The CS said reviving the shipping line, which has been moribund for 20 years, will bring about economic benefits the country has gone without for a long time, adding that the government is keen to conserve the marine environment.

“Critical to our agenda is to explore the opportunities available within our waters and establish economically viable policies at the national level. We are revamping the Kenya National Shipping Line, which has been dormant for about 20 years. All this is geared to ensuring that we play a big role in the blue economy,” Mr Macharia said during a meeting with Korean government delegates attending the Blue Economy Conference in Nairobi.

KNSL is expected to create up to 6,000 jobs within five years of its revival, with the potential to earn the country some Sh300 billion.

He said the government is developing an ocean policy to help protect water bodies from pollution and other negative effects and also protect their economy. He noted that the disposal of municipal effluence into water reservoirs is a challenge that needs to be tackled.

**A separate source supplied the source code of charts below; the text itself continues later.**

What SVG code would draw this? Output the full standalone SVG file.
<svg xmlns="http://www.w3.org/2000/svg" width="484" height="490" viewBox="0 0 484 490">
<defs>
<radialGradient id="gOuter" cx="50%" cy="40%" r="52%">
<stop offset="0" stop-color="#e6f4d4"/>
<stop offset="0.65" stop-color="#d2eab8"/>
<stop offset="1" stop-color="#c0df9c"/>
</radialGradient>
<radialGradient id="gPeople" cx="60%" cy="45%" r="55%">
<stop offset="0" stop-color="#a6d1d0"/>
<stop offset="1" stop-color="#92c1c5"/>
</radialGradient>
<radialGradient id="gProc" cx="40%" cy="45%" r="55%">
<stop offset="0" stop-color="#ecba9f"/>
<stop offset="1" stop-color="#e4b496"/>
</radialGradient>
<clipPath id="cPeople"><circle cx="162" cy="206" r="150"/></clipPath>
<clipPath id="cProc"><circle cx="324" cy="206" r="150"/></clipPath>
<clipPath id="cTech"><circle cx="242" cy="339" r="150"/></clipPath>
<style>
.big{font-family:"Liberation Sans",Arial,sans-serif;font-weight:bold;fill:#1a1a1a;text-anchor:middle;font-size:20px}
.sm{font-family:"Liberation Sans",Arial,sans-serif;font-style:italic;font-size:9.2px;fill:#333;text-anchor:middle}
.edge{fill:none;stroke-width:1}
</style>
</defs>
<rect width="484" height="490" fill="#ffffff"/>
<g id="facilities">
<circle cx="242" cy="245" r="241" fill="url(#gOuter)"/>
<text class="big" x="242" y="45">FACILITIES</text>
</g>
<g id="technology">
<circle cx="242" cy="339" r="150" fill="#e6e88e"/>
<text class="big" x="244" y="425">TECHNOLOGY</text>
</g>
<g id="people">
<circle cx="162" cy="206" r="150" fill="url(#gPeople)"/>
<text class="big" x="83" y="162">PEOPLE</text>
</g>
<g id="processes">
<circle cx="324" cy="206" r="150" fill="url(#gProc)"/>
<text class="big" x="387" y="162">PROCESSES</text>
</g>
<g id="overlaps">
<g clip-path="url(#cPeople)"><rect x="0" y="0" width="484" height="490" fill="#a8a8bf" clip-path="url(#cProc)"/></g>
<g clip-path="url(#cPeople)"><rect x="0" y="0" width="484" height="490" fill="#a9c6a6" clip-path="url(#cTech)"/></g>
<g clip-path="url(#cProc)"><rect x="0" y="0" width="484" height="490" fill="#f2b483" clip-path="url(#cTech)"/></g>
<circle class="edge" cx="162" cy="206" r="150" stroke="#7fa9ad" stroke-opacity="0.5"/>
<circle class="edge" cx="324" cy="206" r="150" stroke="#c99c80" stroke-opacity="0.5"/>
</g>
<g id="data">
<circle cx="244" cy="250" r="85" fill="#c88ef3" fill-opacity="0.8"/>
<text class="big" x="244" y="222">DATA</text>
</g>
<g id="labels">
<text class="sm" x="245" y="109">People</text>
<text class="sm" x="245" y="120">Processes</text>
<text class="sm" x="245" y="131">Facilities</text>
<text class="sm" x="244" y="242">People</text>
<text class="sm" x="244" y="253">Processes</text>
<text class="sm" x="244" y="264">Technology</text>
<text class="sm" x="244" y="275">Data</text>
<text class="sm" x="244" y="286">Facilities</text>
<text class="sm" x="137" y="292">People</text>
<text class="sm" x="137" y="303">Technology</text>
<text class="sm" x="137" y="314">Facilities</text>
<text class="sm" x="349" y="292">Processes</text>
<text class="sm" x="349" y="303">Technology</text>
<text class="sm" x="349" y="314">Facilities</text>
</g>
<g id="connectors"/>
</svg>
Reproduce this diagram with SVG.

Meanwhile, Mr Dong Yang, the director-general in the ministry of oceans and fisheries in Korea, said his government would like to boost the fishing industry by using technology and practical ways that benefit farmers.

“Our government is very interested in nurturing talent to modernise the fishing industry and get maximum benefits through the practice of a smart aquaculture system. Korean universities will offer fully funded scholarships to learners to equip them with skills,” Mr Dong said.

Mr Dong advised the farmers to practise small-scale fish farming, which is manageable and ensures maximum production.

“Kenya needs to accept customised ways in fisheries, practising fish in small ponds and small fishing points is the way to maximise production. We do not need complicated aquaculture techniques, but appropriate ones,” he said.